(Plotting code records)
============================================================

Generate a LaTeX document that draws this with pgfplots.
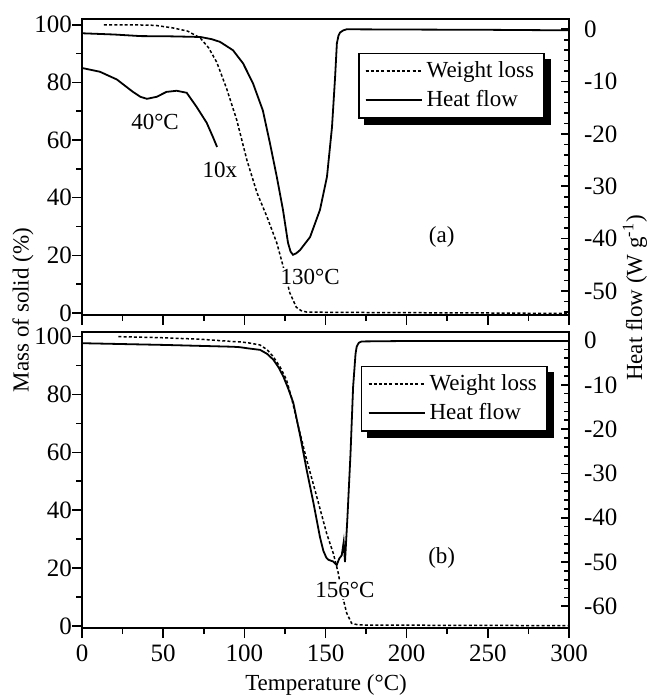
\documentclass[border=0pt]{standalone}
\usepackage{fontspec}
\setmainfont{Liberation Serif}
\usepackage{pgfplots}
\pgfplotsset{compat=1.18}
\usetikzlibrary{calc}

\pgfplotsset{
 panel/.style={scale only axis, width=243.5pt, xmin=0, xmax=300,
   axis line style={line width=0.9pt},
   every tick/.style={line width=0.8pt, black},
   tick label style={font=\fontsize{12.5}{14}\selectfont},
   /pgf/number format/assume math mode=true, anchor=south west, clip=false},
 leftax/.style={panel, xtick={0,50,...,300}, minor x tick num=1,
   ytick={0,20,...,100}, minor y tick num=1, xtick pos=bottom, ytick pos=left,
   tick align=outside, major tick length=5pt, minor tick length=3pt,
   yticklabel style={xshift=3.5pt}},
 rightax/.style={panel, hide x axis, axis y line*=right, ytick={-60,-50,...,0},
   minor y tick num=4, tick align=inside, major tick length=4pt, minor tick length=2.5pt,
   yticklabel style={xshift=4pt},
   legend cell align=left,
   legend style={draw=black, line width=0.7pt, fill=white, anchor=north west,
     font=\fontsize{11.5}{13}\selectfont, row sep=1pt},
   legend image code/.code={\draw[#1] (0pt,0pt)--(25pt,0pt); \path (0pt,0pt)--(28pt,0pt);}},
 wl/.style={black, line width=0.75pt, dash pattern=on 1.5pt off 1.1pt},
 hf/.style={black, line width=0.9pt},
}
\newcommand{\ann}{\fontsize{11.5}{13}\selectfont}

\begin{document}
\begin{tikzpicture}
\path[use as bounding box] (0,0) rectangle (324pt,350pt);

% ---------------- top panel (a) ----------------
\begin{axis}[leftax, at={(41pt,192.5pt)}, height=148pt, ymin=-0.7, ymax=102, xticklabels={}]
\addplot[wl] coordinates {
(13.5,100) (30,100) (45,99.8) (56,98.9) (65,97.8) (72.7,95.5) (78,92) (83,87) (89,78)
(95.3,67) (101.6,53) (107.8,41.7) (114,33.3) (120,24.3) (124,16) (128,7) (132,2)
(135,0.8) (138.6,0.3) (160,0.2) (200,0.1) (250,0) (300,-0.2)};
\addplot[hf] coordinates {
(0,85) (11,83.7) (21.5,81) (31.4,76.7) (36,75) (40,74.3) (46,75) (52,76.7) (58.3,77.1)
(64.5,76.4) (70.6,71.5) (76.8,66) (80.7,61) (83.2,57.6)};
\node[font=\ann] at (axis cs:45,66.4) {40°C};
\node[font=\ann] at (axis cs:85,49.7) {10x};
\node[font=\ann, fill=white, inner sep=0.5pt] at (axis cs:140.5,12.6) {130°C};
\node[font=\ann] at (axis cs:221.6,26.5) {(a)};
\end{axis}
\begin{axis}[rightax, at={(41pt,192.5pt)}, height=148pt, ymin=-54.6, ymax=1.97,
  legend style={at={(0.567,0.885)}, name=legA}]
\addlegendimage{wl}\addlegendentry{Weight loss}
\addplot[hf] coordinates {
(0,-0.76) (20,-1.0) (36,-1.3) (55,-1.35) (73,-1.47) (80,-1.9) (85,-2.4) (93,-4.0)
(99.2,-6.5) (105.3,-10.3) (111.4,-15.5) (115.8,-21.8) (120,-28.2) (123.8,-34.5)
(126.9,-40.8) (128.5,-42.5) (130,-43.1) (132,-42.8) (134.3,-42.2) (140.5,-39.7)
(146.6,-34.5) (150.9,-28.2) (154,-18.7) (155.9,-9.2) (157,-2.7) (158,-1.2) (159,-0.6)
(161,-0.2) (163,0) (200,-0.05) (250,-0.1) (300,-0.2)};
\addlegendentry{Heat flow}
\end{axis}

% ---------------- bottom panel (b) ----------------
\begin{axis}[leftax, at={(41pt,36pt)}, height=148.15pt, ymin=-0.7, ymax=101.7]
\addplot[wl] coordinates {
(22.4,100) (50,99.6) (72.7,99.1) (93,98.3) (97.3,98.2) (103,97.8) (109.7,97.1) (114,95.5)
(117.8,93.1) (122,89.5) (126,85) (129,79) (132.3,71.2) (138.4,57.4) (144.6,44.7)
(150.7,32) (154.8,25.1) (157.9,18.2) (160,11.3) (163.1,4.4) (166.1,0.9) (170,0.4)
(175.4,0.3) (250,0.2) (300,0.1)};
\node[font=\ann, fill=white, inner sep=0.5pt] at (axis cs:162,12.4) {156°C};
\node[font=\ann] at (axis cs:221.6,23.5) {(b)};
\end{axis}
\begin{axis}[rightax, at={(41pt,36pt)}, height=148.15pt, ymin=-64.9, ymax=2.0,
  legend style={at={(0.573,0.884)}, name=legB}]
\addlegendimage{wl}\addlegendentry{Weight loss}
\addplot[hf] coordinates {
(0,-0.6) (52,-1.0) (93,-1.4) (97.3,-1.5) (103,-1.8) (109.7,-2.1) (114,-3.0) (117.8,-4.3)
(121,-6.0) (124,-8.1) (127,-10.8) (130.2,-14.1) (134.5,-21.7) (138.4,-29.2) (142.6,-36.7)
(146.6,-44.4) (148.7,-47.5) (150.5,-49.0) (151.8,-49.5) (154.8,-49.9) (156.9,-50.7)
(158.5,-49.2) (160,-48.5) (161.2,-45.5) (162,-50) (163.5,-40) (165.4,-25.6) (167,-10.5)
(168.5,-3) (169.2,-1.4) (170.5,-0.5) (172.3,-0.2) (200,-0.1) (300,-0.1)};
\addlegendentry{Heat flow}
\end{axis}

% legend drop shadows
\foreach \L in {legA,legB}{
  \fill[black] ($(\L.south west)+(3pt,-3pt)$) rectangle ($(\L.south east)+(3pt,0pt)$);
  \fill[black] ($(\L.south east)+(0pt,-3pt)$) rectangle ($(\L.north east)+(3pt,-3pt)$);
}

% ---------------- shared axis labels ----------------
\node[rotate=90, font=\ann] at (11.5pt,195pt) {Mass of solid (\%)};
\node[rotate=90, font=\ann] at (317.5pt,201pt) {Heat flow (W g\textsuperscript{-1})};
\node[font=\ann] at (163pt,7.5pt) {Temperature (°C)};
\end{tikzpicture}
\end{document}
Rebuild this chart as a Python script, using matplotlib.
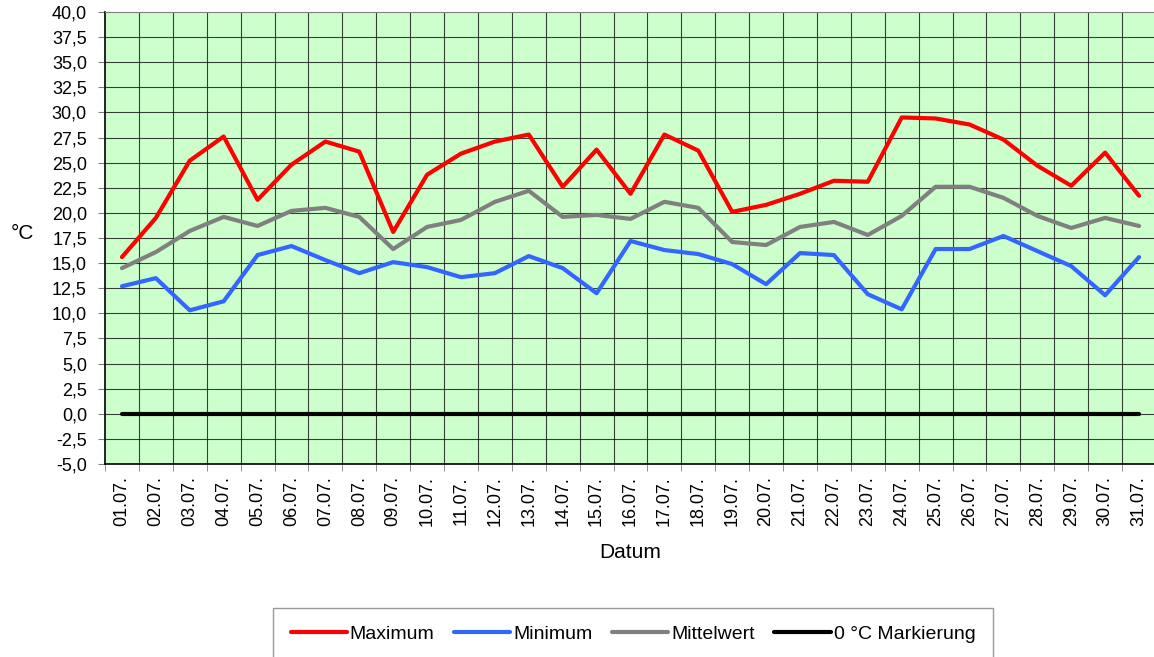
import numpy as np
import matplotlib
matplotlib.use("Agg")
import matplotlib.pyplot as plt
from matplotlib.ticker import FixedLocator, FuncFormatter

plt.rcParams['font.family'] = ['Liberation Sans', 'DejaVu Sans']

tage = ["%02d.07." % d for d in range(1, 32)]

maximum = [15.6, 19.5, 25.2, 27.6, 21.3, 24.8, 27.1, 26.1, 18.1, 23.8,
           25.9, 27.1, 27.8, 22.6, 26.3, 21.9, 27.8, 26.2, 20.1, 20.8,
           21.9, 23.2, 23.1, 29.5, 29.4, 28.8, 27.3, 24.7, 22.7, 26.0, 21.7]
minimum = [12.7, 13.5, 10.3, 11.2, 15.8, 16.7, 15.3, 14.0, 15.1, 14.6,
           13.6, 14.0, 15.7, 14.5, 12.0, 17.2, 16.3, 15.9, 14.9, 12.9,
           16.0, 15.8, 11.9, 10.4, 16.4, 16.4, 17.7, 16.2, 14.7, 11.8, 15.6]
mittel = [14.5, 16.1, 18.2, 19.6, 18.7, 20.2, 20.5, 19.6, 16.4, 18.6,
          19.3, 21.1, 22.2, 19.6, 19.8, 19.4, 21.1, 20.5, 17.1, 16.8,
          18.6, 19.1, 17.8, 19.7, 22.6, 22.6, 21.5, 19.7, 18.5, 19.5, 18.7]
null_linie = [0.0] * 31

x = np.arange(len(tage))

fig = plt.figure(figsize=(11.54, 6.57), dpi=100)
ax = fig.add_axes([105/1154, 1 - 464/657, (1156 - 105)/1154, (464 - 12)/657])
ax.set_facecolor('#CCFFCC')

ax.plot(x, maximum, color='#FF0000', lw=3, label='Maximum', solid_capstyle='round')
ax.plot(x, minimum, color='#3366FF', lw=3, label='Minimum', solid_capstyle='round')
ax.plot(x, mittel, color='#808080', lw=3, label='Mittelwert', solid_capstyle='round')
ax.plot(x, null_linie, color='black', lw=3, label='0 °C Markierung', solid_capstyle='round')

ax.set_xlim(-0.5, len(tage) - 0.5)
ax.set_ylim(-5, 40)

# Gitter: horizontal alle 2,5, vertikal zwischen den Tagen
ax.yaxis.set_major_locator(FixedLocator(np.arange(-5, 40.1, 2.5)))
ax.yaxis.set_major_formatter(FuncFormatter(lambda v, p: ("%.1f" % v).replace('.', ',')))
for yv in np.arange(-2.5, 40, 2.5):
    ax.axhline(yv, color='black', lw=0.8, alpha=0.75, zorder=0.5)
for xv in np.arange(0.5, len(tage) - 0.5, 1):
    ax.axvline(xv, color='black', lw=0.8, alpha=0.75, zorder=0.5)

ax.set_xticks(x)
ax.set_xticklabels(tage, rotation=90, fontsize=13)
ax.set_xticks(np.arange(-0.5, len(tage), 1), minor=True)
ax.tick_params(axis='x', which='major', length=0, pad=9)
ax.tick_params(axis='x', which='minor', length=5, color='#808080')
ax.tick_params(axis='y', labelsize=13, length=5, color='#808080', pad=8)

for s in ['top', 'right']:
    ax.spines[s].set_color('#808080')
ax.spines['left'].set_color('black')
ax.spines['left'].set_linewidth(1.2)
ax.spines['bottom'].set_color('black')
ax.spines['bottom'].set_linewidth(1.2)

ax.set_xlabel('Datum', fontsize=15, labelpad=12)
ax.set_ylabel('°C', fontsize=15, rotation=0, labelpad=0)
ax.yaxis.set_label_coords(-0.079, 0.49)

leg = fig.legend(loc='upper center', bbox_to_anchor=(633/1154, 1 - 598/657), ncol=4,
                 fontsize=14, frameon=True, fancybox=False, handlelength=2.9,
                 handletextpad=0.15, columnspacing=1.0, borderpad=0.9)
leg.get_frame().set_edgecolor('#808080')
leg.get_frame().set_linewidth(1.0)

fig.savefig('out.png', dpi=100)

============================================================

• [Exercise instructions] Copy exactly the stretch of lines that starts at the line holding "Rebuild this chart" and ends at the line holding "x = np.arange(len(tage))". Drop the pictures.

• [Solved exercise]
Rebuild this chart as a Python script, using matplotlib.
import numpy as np
import matplotlib
matplotlib.use("Agg")
import matplotlib.pyplot as plt
from matplotlib.ticker import FixedLocator, FuncFormatter

plt.rcParams['font.family'] = ['Liberation Sans', 'DejaVu Sans']

tage = ["%02d.07." % d for d in range(1, 32)]

maximum = [15.6, 19.5, 25.2, 27.6, 21.3, 24.8, 27.1, 26.1, 18.1, 23.8,
           25.9, 27.1, 27.8, 22.6, 26.3, 21.9, 27.8, 26.2, 20.1, 20.8,
           21.9, 23.2, 23.1, 29.5, 29.4, 28.8, 27.3, 24.7, 22.7, 26.0, 21.7]
minimum = [12.7, 13.5, 10.3, 11.2, 15.8, 16.7, 15.3, 14.0, 15.1, 14.6,
           13.6, 14.0, 15.7, 14.5, 12.0, 17.2, 16.3, 15.9, 14.9, 12.9,
           16.0, 15.8, 11.9, 10.4, 16.4, 16.4, 17.7, 16.2, 14.7, 11.8, 15.6]
mittel = [14.5, 16.1, 18.2, 19.6, 18.7, 20.2, 20.5, 19.6, 16.4, 18.6,
          19.3, 21.1, 22.2, 19.6, 19.8, 19.4, 21.1, 20.5, 17.1, 16.8,
          18.6, 19.1, 17.8, 19.7, 22.6, 22.6, 21.5, 19.7, 18.5, 19.5, 18.7]
null_linie = [0.0] * 31

x = np.arange(len(tage))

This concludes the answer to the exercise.